Case law research (Wednesday):

  • Initial search returns 35 potentially relevant cases
  • Summarize each with the Academic preset
  • Identify 8 cases that are directly on point
  • Read those 8 in full, Shepardize, and incorporate into the memo
  • Time saved: approximately 3-4 hours

Regulatory update (Thursday):

  • Three new agency guidance documents published this week
  • Summarize each, assess client impact
  • Draft client alert based on summaries plus your analysis
  • Time saved: approximately 1-2 hours

Total weekly time saved: 12-16 hours. That is not just efficiency — it’s the difference between leaving the office at 8pm versus midnight.

Ethical Obligations

The legal profession’s ethical rules are evolving to address AI use. Key principles to keep in mind:

  • Duty of competence (Model Rule 1.1) — You must understand the capabilities and limitations of the AI tools you use. Reading this article is a good start.
  • Duty of supervision (Model Rules 5.1, 5.3) — If junior attorneys or staff use AI summarization, supervising attorneys should ensure appropriate use.
  • Confidentiality (Model Rule 1.6) — Protect client information. Vet any tool before using it with confidential materials.
  • Candor to the tribunal (Model Rule 3.3) — Never represent an AI-generated summary as your own legal analysis, and always verify before citing.

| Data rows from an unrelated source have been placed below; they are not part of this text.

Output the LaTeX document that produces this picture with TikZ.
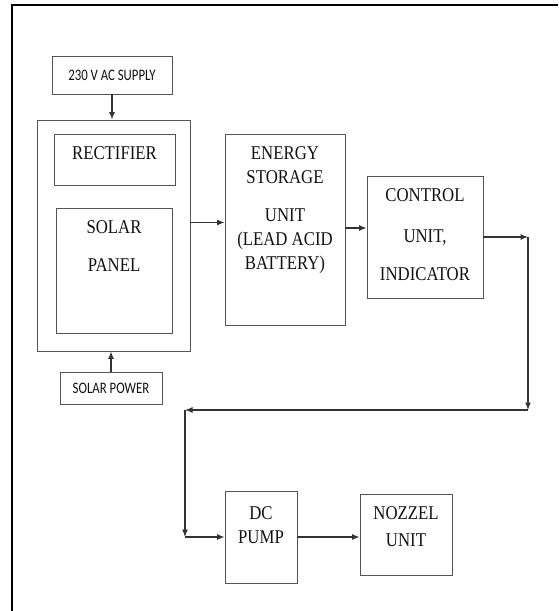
\documentclass[tikz,border=0pt]{standalone}
\usepackage{fontspec}
\newfontfamily\blkfont[FakeStretch=0.86]{Liberation Serif}
\newfontfamily\tagfont[FakeStretch=0.8]{Carlito}
\usetikzlibrary{arrows.meta,positioning}
\definecolor{lineg}{HTML}{555555}
\definecolor{txtg}{HTML}{111111}

\begin{document}
\begin{tikzpicture}[x=1pt,y=-1pt,
blk/.style={draw=lineg,line width=0.9pt,inner sep=0pt},
tag/.style={blk,font=\tagfont\fontsize{16}{18}\selectfont,text=txtg},
txt/.style={anchor=north,inner sep=0pt,align=center,text=txtg,
font=\blkfont\fontsize{19.5}{24}\selectfont},
arr/.style={-{Latex[length=7.5pt,width=6pt]},line width=1.1pt,draw=black!80}
]
\useasboundingbox (0,0) rectangle (558,611);
\draw[line width=2.6pt] (12,611) -- (12,5) -- (558,5);
% inputs
\node[tag,minimum width=120pt,minimum height=38pt] (ac) at (112,75) {230 V AC SUPPLY};
\node[tag,minimum width=102pt,minimum height=32pt] (sp) at (111,388) {SOLAR POWER};
% source unit
\node[blk,minimum width=153pt,minimum height=231pt] (src) at (113.5,235.5) {};
\node[blk,minimum width=121pt,minimum height=51pt] (rect) at (114.5,159.5) {};
\node[blk,minimum width=116pt,minimum height=125pt] (pan) at (114,270.5) {};
% chain
\node[blk,minimum width=120pt,minimum height=191pt] (es) at (285,229.5) {};
\node[blk,minimum width=116pt,minimum height=122pt] (ctrl) at (425,237) {};
\node[blk,minimum width=72pt,minimum height=92pt] (pump) at (261,537) {};
\node[blk,minimum width=92pt,minimum height=81pt] (noz) at (406,534.5) {};
% labels
\node[txt] (rect-t) at ([yshift=-12.5pt]rect.north) {RECTIFIER};
\node[txt] (pan-t) at ([yshift=-12.5pt]pan.north) {SOLAR\\[14pt]PANEL};
\node[txt] (es-t) at ([yshift=-12.5pt]es.north)
{ENERGY\\STORAGE\\[14pt]UNIT\\(LEAD ACID\\BATTERY)};
\node[txt] (ctrl-t) at ([yshift=-12.5pt]ctrl.north) {CONTROL\\[17pt]UNIT,\\[14pt]INDICATOR};
\node[txt] (pump-t) at ([yshift=-15.5pt]pump.north) {DC\\PUMP};
\node[txt] (noz-t) at ([yshift=-12.5pt]noz.north) {NOZZEL\\[3pt]UNIT};
% connectors
\coordinate (c1) at (528,237);
\coordinate (c2) at (528,410);
\coordinate (c3) at (185,410);
\coordinate (c4) at (c3 |- pump.west);
\draw[arr] (ac.south) -- (ac.south |- src.north);
\draw[arr] (sp.north) -- (sp.north |- src.south);
\draw[arr] ([yshift=13pt]src.east) -- ([yshift=13pt]src.east -| es.west);
\draw[arr] ([yshift=9pt]ctrl.west -| es.east) -- ([yshift=9pt]ctrl.west);
\foreach \a/\b in {ctrl.east/c1,c1/c2,c2/c3,c3/c4,c4/pump.west}
\draw[arr] (\a) -- (\b);
\draw[arr] (pump.east) -- (pump.east -| noz.west);
\end{tikzpicture}
\end{document}
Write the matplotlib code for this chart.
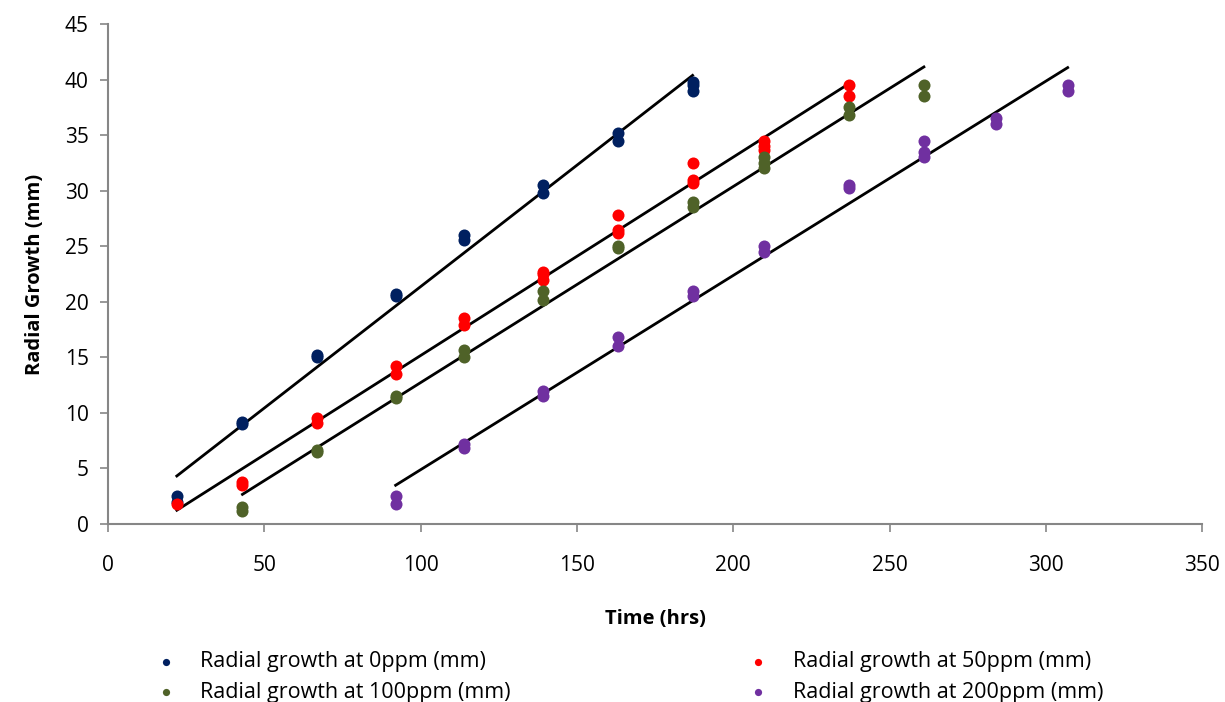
import matplotlib.pyplot as plt
import numpy as np

plt.rcParams['font.family'] = ['Open Sans', 'DejaVu Sans']

# time points (hrs) and radial growth readings (mm) per concentration
t_0 = [22, 22, 43, 43, 67, 67, 92, 92, 114, 114, 139, 139, 163, 163, 187, 187, 187]
g_0 = [2.5, 2.0, 9.2, 9.0, 15.2, 15.0, 20.7, 20.5, 26.0, 25.6, 30.5, 29.8, 35.2, 34.5, 39.8, 39.5, 39.0]

t_50 = [22, 43, 43, 67, 67, 92, 92, 114, 114, 139, 139, 139, 163, 163, 163, 187, 187, 187, 210, 210, 210, 237, 237]
g_50 = [1.8, 3.8, 3.5, 9.5, 9.1, 14.2, 13.5, 18.5, 17.9, 22.7, 22.0, 22.5, 27.8, 26.5, 26.2, 32.5, 31.0, 30.7, 34.5, 34.0, 33.7, 39.5, 38.5]

t_100 = [43, 43, 67, 67, 92, 92, 114, 114, 139, 139, 163, 163, 187, 187, 210, 210, 210, 237, 237, 261, 261]
g_100 = [1.5, 1.2, 6.7, 6.5, 11.5, 11.3, 15.7, 15.0, 21.0, 20.2, 25.0, 24.8, 29.0, 28.5, 33.0, 32.5, 32.0, 37.5, 36.8, 39.5, 38.5]

t_200 = [92, 92, 114, 114, 139, 139, 163, 163, 187, 187, 210, 210, 237, 237, 261, 261, 261, 284, 284, 307, 307]
g_200 = [2.5, 1.8, 7.2, 6.8, 12.0, 11.5, 16.8, 16.0, 21.0, 20.5, 25.0, 24.5, 30.5, 30.2, 34.5, 33.5, 33.0, 36.5, 36.0, 39.5, 39.0]

labels = ['Radial growth at 0ppm (mm)', 'Radial growth at 50ppm (mm)',
          'Radial growth at 100ppm (mm)', 'Radial growth at 200ppm (mm)']
colors = ['#002060', '#FF0000', '#4F6228', '#7030A0']

fig = plt.figure(figsize=(12.25, 7.02), dpi=100)
ax = fig.add_axes([0.0882, 0.2536, 0.8931, 0.7122])

series = [(t_0, g_0), (t_50, g_50), (t_100, g_100), (t_200, g_200)]
handles = []
for (t, g), c, lab in zip(series, colors, labels):
    h = ax.scatter(t, g, s=75, color=c, label=lab, zorder=3, linewidths=0)
    handles.append(h)
    # linear trendline across the measured range
    k, b = np.polyfit(t, g, 1)
    xs = np.array([min(t), max(t)])
    ax.plot(xs, k * xs + b, color='black', lw=2, zorder=2)

ax.set_xlim(0, 350)
ax.set_ylim(0, 45)
ax.set_xticks(np.arange(0, 351, 50))
ax.set_yticks(np.arange(0, 46, 5))
for s in ['top', 'right']:
    ax.spines[s].set_visible(False)
for s in ['left', 'bottom']:
    ax.spines[s].set_color('#868686')
    ax.spines[s].set_linewidth(1.5)
ax.tick_params(colors='#868686', labelcolor='black', labelsize=15, length=6, width=1.2)
ax.tick_params(axis='x', pad=16)
ax.tick_params(axis='y', pad=8)
ax.set_xlabel('Time (hrs)', fontsize=14.5, fontweight='bold', labelpad=24)
ax.set_ylabel('Radial Growth (mm)', fontsize=14.5, fontweight='bold', labelpad=14)

# row-wise order like the original: 0 / 50 on the first row, 100 / 200 on the second
order = [0, 2, 1, 3]
fig.legend(handles=[handles[i] for i in order],
           labels=[labels[i] for i in order],
           loc='upper left', bbox_to_anchor=(0.102, 0.1),
           ncol=2, frameon=False, fontsize=15.5, columnspacing=10.5,
           handletextpad=0.6, labelspacing=0.45, markerscale=0.6)

fig.savefig('out.png', dpi=100)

Several state bars have issued AI guidance. Check your jurisdiction’s specific requirements.

Getting Started Conservatively

For legal professionals, the right approach is cautious adoption:

  1. Begin with public documents — case law, published regulations, public filings
  2. Validate against your own reading — summarize a few documents you’ve already read and compare
  3. Develop internal guidelines — document when and how your team uses AI summarization
  4. Expand gradually — as you build confidence in the tool’s accuracy, broaden your use cases

AI summarization won’t replace legal reading. But it can make the triage faster, the research more systematic, and the practice more sustainable. Used responsibly, it is one of the most practical AI applications in legal work today.